Back in his bedroom, Aden found that Mary Ann was still on the bed, though she was propped against the headboard and reading one of Shannon’s books. The door clicked shut behind him—no lock, though, since Dan had removed them—and she looked up.
“Much better,” she said with a nod.
“Thanks for staying.”
“My pleasure.” She set the book aside and straightened. “How are you feeling?” “As good as I smell.”
She laughed exactly like he wanted Victoria to laugh. “That good, huh?”
“Sorry you had to stick around.”
“I didn’t mind. I wanted to talk to you about something, anyway.”
He sat at the desk, marveling that the room was perfect, nothing out of place. After Riley and Thomas had ravaged the entire building in that other dimension—which still freaked him out—he’d expected some sign of what had happened. Yet there was nothing. Not even a speck of blood.
“Are you listening to me?” Mary Ann asked with another laugh. “I thought the souls were quiet when I was with you.”
He grinned sheepishly. “Sorry. I’m so used to being inside my head, I often get lost in there.”
“Well, I was saying that you know how to fight.”
“Yeah.” He should. He’d been fighting his entire life. Other mental patients, doctors, other foster kids. Zombies that Julian, the corpse whisperer, raised from eternal slumber.
“Well,” Mary Ann said, squaring her shoulders. “I want you to teach me.”
He arched a brow, not sure he understood. “You want me to teach you how to kick as—uh, how to
fight?”
“How to defend myself and how to attack, yes.”
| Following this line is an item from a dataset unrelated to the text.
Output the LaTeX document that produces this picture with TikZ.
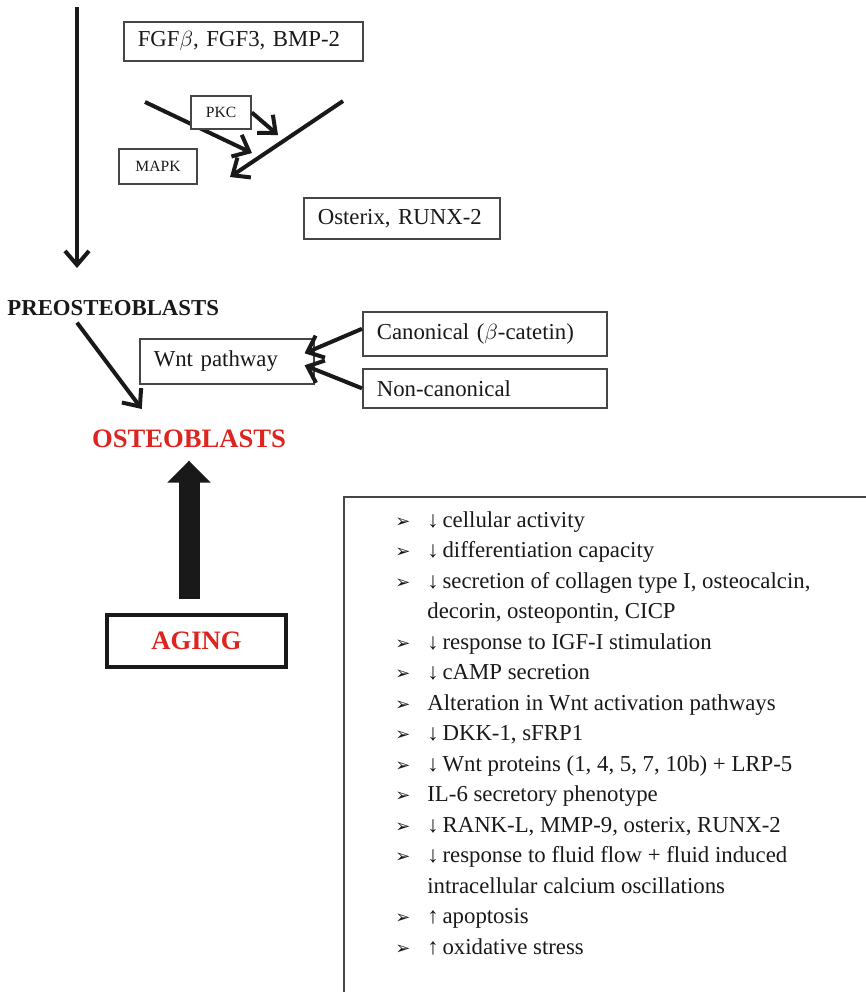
\documentclass[tikz,border=0pt]{standalone}
\usepackage{fontspec}
\setmainfont{Liberation Serif}
\newfontfamily\dejavu{DejaVu Sans}
\usepackage{tikz}
\usetikzlibrary{calc,arrows.meta,positioning}
\usepackage{xcolor}
\definecolor{agingred}{RGB}{221,36,30}
\definecolor{boxline}{RGB}{70,70,70}
\definecolor{inkblack}{RGB}{25,25,25}
\newcommand{\bul}{{\dejavu\fontsize{9}{9}\selectfont ➢}}

\begin{document}
\begin{tikzpicture}[x=0.5pt, y=-0.5pt,
  every node/.style={font=\fontsize{11.4}{15.25}\selectfont, text=inkblack},
  factorbox/.style={draw=boxline, line width=0.8pt, fill=white, anchor=north west,
    align=left, inner xsep=7pt, inner ysep=0pt},
  kinasebox/.style={draw=boxline, line width=0.8pt, fill=white, inner sep=0pt,
    font=\fontsize{7.8}{9}\selectfont},
  thinarrow/.style={draw=inkblack, line width=2pt, -{Straight Barb[length=7pt, width=12pt]}},
  bigarrow/.style={draw=inkblack, line width=10.5pt, -{Triangle[length=11pt, width=21pt]}}]
\useasboundingbox (0,0) rectangle (866,992);

% lineage arrow on the left
\coordinate (stemtop) at (77,7);
\coordinate (stemend) at (77,268);
\draw[thinarrow] (stemtop) -- (stemend);

% growth factors
\node[factorbox, text width=105.5pt, minimum height=19.5pt] (fgf) at (123,21) {FGF$\beta$, FGF3, BMP-2};

% kinase arrows (drawn first, the PKC box covers the first one)
\coordinate (kinAs) at (145,102);
\coordinate (kinAe) at (252,153);
\coordinate (kinBe) at (278,135);
\coordinate (kinCs) at (343,101);
\coordinate (kinCe) at (230,177);
\draw[thinarrow] (kinAs) -- (kinAe);
\draw[thinarrow] (kinCs) -- (kinCe);
\node[kinasebox, minimum width=30pt, minimum height=16.5pt] (pkc) at (221,112.5) {PKC};
\node[kinasebox, minimum width=39pt, minimum height=17.5pt] (mapk) at (158,166.5) {MAPK};
\draw[thinarrow] (pkc.east) -- (kinBe);

% transcription factors
\node[factorbox, text width=84pt, minimum height=20.5pt] (osterix) at (303,197) {Osterix, RUNX-2};

% cell stages
\node[font=\bfseries\fontsize{11.4}{14}\selectfont, inner sep=0pt, anchor=base west] (preo) at (7,315) {PREOSTEOBLASTS};
\node[font=\bfseries\fontsize{13.3}{16}\selectfont, text=agingred, inner sep=0pt, anchor=base] (osteo) at (189,447) {OSTEOBLASTS};
\draw[thinarrow] ($(preo.south west)+(70,7)$) -- ($(osteo.north west)+(50,-20)$);

% Wnt signalling
\node[factorbox, text width=73pt, minimum height=22.5pt] (wnt) at (139,338) {Wnt pathway};
\node[factorbox, text width=108pt, minimum height=22pt] (canon) at (362,311) {Canonical ($\beta$-catetin)};
\node[factorbox, text width=108pt, minimum height=19.5pt] (noncanon) at (362,368) {Non-canonical};
\draw[thinarrow] ($(canon.west)+(0,-5)$) -- ($(wnt.east)+(-10,-8)$);
\draw[thinarrow] (noncanon.west) -- ($(wnt.east)+(-10,4)$);

% aging
\node[draw=inkblack, line width=2pt, minimum width=89.5pt, minimum height=26pt, text=agingred,
  font=\bfseries\fontsize{13.3}{16}\selectfont] (aging) at (196.5,641) {AGING};
\draw[bigarrow] ($(aging.north -| osteo.south)+(0,-14)$) -- ($(osteo.south)+(0,13)$);

% effects of aging
\draw[boxline, line width=0.9pt] (344,992) |- (866,497);
\node[anchor=north west, inner sep=0pt] (effects) at (395,505.65) {%
  \begin{tabular}{@{}p{16pt}@{}l@{}}
    \bul & ↓\,cellular activity\\
    \bul & ↓\,differentiation capacity\\
    \bul & ↓\,secretion of collagen type I, osteocalcin,\\
         & decorin, osteopontin, CICP\\
    \bul & ↓\,response to IGF-I stimulation\\
    \bul & ↓\,cAMP secretion\\
    \bul & Alteration in Wnt activation pathways\\
    \bul & ↓\,DKK-1, sFRP1\\
    \bul & ↓\,Wnt proteins (1, 4, 5, 7, 10b) + LRP-5\\
    \bul & IL-6 secretory phenotype\\
    \bul & ↓\,RANK-L, MMP-9, osterix, RUNX-2\\
    \bul & ↓\,response to fluid flow + fluid induced\\
         & intracellular calcium oscillations\\
    \bul & ↑\,apoptosis\\
    \bul & ↑\,oxidative stress\\
  \end{tabular}
};
\end{tikzpicture}
\end{document}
There was a big difference in what people needed to do to defend themselves and what they needed to do to attack someone else. A big, dangerous difference. “Riley won’t like it.”
She shrugged, swirling a finger along the cotton comforter. “He’ll have to get over it. I need to do this. I don’t want to be a liability anymore.”
That, Aden understood. Perfectly. “I’ll teach you.”
She clapped as if he’d just told her she’d won the lottery. “Thank you.”
“My pleasure,” he said, mirroring her earlier words. “So when do you want to start? ”
She whipped her cell phone from her back pocket and checked the time. “We have a few hours until I have to be home from school. And I can’t believe I’m saying this, rather than rushing back to class, but…why not now? ”
Those sandwiches had given him strength, though he wasn’t one hundred percent racer ready. Still. He nodded. This girl had been the first person to accept him for who and what he was; he owed her. “We’ll have to go out back. The boys are in the front, and it’ll be better if they don’t see us.”
“Sounds good to me.”
Outside, the clouds were thicker than they’d been even a few moments ago when he’d peeked through the window, the air chilled and laced with dew. A storm was on its way.